» STATED EXERCISE:
Return the material exactly, first line through the line containing "import * as", and nothing more. Pictures stay out.
▼
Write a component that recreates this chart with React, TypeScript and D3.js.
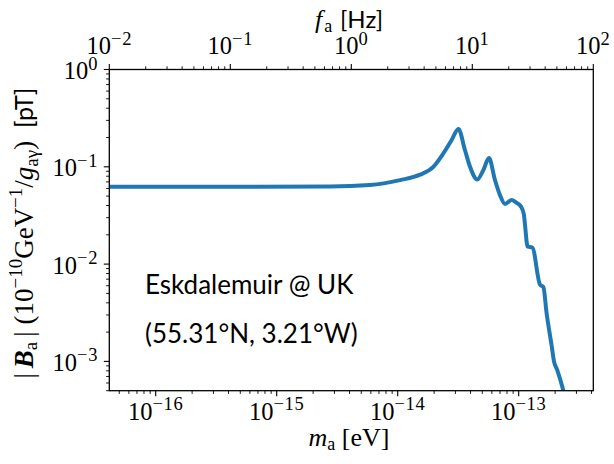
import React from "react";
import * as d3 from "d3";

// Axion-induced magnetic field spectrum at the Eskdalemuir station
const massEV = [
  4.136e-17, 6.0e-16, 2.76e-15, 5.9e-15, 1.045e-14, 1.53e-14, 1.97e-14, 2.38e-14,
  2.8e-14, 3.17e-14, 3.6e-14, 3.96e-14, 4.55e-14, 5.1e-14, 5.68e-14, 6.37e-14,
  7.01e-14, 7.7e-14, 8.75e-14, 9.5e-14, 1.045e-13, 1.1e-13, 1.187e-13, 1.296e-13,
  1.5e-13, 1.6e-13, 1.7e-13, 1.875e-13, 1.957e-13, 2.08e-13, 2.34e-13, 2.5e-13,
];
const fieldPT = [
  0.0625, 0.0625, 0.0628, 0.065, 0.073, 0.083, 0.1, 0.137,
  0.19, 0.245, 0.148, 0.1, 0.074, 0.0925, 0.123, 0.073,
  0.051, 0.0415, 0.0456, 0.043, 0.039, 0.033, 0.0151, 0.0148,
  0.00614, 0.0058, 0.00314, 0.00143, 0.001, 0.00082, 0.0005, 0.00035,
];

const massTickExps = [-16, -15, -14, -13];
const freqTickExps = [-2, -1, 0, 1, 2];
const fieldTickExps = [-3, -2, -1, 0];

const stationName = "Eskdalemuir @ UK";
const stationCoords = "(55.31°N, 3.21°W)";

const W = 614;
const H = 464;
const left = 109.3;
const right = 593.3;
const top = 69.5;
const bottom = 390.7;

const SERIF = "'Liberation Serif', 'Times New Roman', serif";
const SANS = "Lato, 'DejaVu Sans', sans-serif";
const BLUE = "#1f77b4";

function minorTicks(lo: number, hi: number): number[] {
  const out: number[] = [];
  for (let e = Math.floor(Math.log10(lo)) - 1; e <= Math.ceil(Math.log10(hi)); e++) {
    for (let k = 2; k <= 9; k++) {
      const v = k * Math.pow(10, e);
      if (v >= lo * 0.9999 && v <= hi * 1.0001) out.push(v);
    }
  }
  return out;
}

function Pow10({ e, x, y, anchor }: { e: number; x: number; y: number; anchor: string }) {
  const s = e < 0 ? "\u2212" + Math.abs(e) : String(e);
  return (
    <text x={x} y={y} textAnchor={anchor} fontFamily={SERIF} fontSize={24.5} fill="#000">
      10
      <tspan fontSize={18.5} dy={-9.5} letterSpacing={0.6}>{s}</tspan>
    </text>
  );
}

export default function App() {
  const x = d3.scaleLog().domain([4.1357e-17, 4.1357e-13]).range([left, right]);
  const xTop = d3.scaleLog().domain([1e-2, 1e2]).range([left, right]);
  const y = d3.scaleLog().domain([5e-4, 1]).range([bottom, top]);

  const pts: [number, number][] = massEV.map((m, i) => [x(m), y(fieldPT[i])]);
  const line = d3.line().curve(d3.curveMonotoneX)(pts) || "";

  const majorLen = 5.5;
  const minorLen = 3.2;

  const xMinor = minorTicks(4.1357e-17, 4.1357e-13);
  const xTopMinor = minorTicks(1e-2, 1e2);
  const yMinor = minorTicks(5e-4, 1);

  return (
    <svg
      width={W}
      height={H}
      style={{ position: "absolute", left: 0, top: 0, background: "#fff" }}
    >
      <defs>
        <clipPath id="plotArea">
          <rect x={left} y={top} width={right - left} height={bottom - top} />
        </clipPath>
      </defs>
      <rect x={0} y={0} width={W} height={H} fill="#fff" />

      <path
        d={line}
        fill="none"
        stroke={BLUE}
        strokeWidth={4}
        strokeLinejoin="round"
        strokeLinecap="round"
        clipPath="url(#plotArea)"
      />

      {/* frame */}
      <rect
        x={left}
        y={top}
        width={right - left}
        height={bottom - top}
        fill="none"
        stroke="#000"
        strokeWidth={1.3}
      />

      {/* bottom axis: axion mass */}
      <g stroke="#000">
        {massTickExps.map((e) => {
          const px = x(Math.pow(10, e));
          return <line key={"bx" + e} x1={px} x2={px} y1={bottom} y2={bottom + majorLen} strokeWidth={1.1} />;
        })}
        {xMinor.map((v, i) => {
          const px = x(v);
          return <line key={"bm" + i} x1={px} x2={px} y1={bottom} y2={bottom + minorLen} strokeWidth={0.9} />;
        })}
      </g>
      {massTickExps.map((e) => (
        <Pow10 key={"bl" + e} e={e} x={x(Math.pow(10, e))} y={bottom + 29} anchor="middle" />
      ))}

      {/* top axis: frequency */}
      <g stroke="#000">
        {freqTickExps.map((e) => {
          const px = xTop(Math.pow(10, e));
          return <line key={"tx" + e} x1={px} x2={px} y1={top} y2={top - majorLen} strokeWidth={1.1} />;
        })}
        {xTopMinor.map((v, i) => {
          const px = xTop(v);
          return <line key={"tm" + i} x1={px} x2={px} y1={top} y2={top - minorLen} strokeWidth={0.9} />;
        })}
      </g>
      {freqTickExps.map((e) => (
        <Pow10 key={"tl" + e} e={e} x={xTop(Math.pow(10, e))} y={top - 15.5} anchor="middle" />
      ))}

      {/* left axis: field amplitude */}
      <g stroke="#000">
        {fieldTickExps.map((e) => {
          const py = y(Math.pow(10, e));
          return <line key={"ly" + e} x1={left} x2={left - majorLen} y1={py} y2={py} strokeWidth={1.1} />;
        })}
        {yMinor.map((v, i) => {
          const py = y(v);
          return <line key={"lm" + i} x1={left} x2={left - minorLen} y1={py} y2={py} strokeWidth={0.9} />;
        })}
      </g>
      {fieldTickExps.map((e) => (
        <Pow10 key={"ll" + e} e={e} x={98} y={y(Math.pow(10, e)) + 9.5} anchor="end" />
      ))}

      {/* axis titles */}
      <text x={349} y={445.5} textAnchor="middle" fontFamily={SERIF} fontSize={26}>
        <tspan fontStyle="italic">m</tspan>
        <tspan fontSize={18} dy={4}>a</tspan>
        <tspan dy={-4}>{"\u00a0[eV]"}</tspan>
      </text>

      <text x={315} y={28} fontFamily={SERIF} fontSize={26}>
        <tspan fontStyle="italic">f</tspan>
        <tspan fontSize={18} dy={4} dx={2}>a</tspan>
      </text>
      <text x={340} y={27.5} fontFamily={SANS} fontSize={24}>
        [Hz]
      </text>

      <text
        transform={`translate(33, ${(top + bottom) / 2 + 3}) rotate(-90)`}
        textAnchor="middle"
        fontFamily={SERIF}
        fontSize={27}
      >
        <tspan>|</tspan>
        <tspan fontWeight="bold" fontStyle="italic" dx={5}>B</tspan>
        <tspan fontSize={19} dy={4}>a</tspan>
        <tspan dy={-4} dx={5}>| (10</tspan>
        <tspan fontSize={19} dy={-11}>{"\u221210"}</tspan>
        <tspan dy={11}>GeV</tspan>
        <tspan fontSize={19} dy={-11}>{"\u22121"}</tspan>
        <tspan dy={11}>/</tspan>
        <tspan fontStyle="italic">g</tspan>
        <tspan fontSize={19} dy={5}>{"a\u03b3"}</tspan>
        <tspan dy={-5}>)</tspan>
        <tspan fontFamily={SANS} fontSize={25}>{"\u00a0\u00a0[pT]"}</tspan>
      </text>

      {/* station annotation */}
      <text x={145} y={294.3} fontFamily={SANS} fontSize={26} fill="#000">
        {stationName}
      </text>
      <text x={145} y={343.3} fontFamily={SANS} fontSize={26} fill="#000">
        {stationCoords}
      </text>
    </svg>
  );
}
▲
» THE ANSWER:
Write a component that recreates this chart with React, TypeScript and D3.js.
import React from "react";
import * as d3 from "d3";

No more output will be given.